Die Widmanns sehen sich als schwäbisches Gasthaus, entsprechend stehen auf der Speisenkarte kleine Speisen aus der Region, Maultaschen beispielsweise. »In der kälteren Jahreszeit erweitern wir die Vesperkarte um gute Suppen oder klassische Eintöpfe wie Gaisburger Marsch.« Suppen sind, guckt man beispielsweise auf die aktuellen Novitäten der Buchverlage zur Frankfurter Buchmesse, neben Brühen ganz generell im Trend.
Vorspeisen werden zu Snacks
Wer als Einzelkämpfer, vielleicht nur mit einem Azubi, die Küche beschickt, muss sich das oben erwähnte Fieseln aber genau überlegen.

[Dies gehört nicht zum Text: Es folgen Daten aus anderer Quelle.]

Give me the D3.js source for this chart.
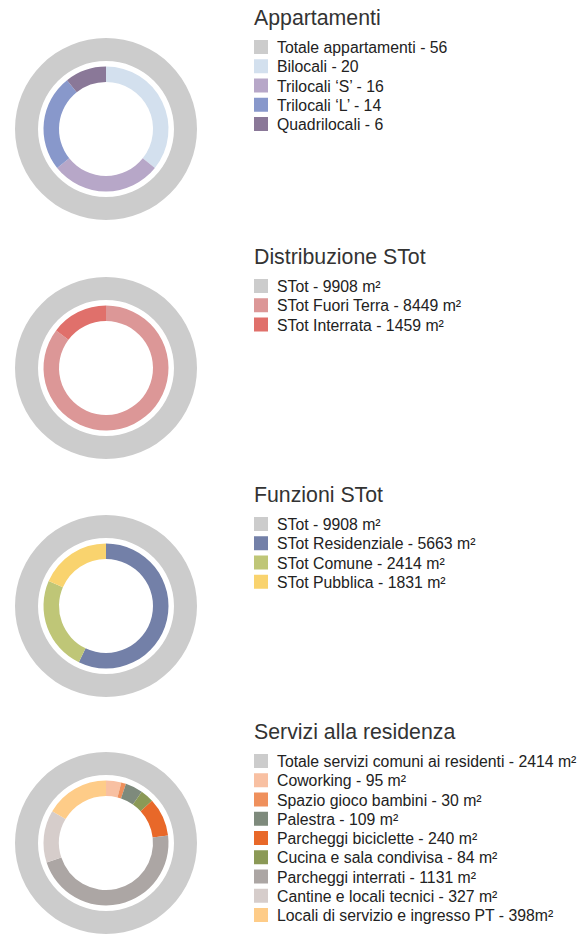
<!DOCTYPE html>
<html>
<head>
<meta charset="utf-8">
<script src="https://cdn.jsdelivr.net/npm/d3@7"></script>
<style>
  body { margin: 0; background: #fff; }
  svg { display: block; font-family: "Liberation Sans", Arial, sans-serif; }
</style>
</head>
<body>
<script>
// dati
const apptTitle = "Appartamenti";
const apptTotal = "Totale appartamenti - 56";
const apptLabels = ["Bilocali - 20", "Trilocali \u2018S\u2019 - 16", "Trilocali \u2018L\u2019 - 14", "Quadrilocali - 6"];
const apptValues = [20, 16, 14, 6];
const apptColors = ["#d3e0ee", "#b7a7c8", "#8898cb", "#8a7898"];

const distTitle = "Distribuzione STot";
const distTotal = "STot - 9908 m\u00b2";
const distLabels = ["STot Fuori Terra - 8449 m\u00b2", "STot Interrata - 1459 m\u00b2"];
const distValues = [8449, 1459];
const distColors = ["#dc9797", "#e0706b"];

const funzTitle = "Funzioni STot";
const funzTotal = "STot - 9908 m\u00b2";
const funzLabels = ["STot Residenziale - 5663 m\u00b2", "STot Comune - 2414 m\u00b2", "STot Pubblica - 1831 m\u00b2"];
const funzValues = [5663, 2414, 1831];
const funzColors = ["#7380a8", "#bfc677", "#f9d36e"];

const servTitle = "Servizi alla residenza";
const servTotal = "Totale servizi comuni ai residenti - 2414 m\u00b2";
const servLabels = ["Coworking - 95 m\u00b2", "Spazio gioco bambini - 30 m\u00b2", "Palestra - 109 m\u00b2",
  "Parcheggi biciclette - 240 m\u00b2", "Cucina e sala condivisa - 84 m\u00b2", "Parcheggi interrati - 1131 m\u00b2",
  "Cantine e locali tecnici - 327 m\u00b2", "Locali di servizio e ingresso PT - 398m\u00b2"];
const servValues = [95, 30, 109, 240, 84, 1131, 327, 398];
const servColors = ["#f8c0a2", "#ef905c", "#7e8a7c", "#e86829", "#8b9956", "#aca6a4", "#d6cdcb", "#fecc88"];
// nell'anello cucina viene prima dei parcheggi biciclette
const servRingOrder = [0, 1, 2, 4, 3, 5, 6, 7];

const totalColor = "#cccccc";

const width = 583, height = 936;
const cx = 106;
const centersY = [129, 368, 606, 843];

const panels = [
  { title: apptTitle, total: apptTotal, labels: apptLabels, values: apptValues, colors: apptColors, order: d3.range(apptValues.length) },
  { title: distTitle, total: distTotal, labels: distLabels, values: distValues, colors: distColors, order: d3.range(distValues.length) },
  { title: funzTitle, total: funzTotal, labels: funzLabels, values: funzValues, colors: funzColors, order: d3.range(funzValues.length) },
  { title: servTitle, total: servTotal, labels: servLabels, values: servValues, colors: servColors, order: servRingOrder }
];

const svg = d3.select("body").append("svg")
    .attr("width", width)
    .attr("height", height);

const outerArc = d3.arc().innerRadius(68).outerRadius(91);
const innerArc = d3.arc().innerRadius(47).outerRadius(62.5);
const pie = d3.pie().sort(null).value(d => d.value);

panels.forEach((p, i) => {
    const g = svg.append("g")
        .attr("transform", `translate(${cx},${centersY[i]})`);

    // anello esterno = totale
    g.append("path")
        .attr("d", outerArc({ startAngle: 0, endAngle: 2 * Math.PI }))
        .attr("fill", totalColor);

    const ringData = p.order.map(k => ({ value: p.values[k], color: p.colors[k] }));
    g.selectAll("path.slice")
        .data(pie(ringData))
        .enter().append("path")
        .attr("class", "slice")
        .attr("d", innerArc)
        .attr("fill", d => d.data.color);

    // legenda
    const lg = svg.append("g")
        .attr("transform", `translate(254,${centersY[i] - 104})`);

    lg.append("text")
        .attr("x", 0)
        .attr("y", 0)
        .attr("font-size", 21.3)
        .attr("fill", "#333")
        .text(p.title);

    const items = [{ label: p.total, color: totalColor }]
        .concat(p.labels.map((l, k) => ({ label: l, color: p.colors[k] })));

    const row = lg.selectAll("g.item")
        .data(items)
        .enter().append("g")
        .attr("class", "item")
        .attr("transform", (d, k) => `translate(0,${15 + k * 19.25})`);

    row.append("rect")
        .attr("width", 14)
        .attr("height", 14)
        .attr("fill", d => d.color);

    row.append("text")
        .attr("x", 23)
        .attr("y", 13)
        .attr("font-size", 15.8)
        .attr("fill", "#222")
        .text(d => d.label);
});
</script>
</body>
</html>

Joachim Stern, ohne Stern in Hannover kochend, aber dort ein Lokalmatador, hat keine Snackkarte, stattdessen eine Vorspeisenkarte, die sich in ihrer Einfachheit und Köstlichkeit sehen lassen kann.
Da gibt’s was für jeden, z. B. einen Bioziegenfrischkäse mit gratinierten Aprikosen. Die Fleischfans, die was Besonderes wollen, hat Stern z. B. eine Jungbullenzunge mit eingelegten Pfifferlingen im Angebot. Schickes wie Entenleberparfait mit Cumberlandsauce oder Herzhaftes wie Matjes-Tatar mit einem festen, dennoch rohen Eigelb fehlen ebensowenig. Sterns schöne Idee: »Ich mache aus all diesen Kreationen für größere Gruppe ein Vorspeisen-Roulette, klein portioniert.«
Unkonventionell präsentiert
Für so etwas hat er Tellerchen vom Flohmarkt, große Servierlöffel, Stammgäste bringen ihm spanische Joghurtgläschen … Aus größer mach klein – das klappt wunderbar, wenn die Karte als solche breit gefächert oder klug ist. Mehr noch: Sterns Roulette sorgt für Kommunikation, wenn eine Gruppe aufläuft, die sich vielleicht noch nicht kennt. »Ich serviere nicht alles für jeden, sondern sorge für künstliche Verknappung. Das macht die Gäste neugierig und kontaktfreudig.« Ob man also improvisiert, was Neues versucht, sich auf Altes besinnt oder mit Geschick in Länderküchen wildert – Snacks können einem Restaurant durchaus einen besonderen Stempel aufdrücken.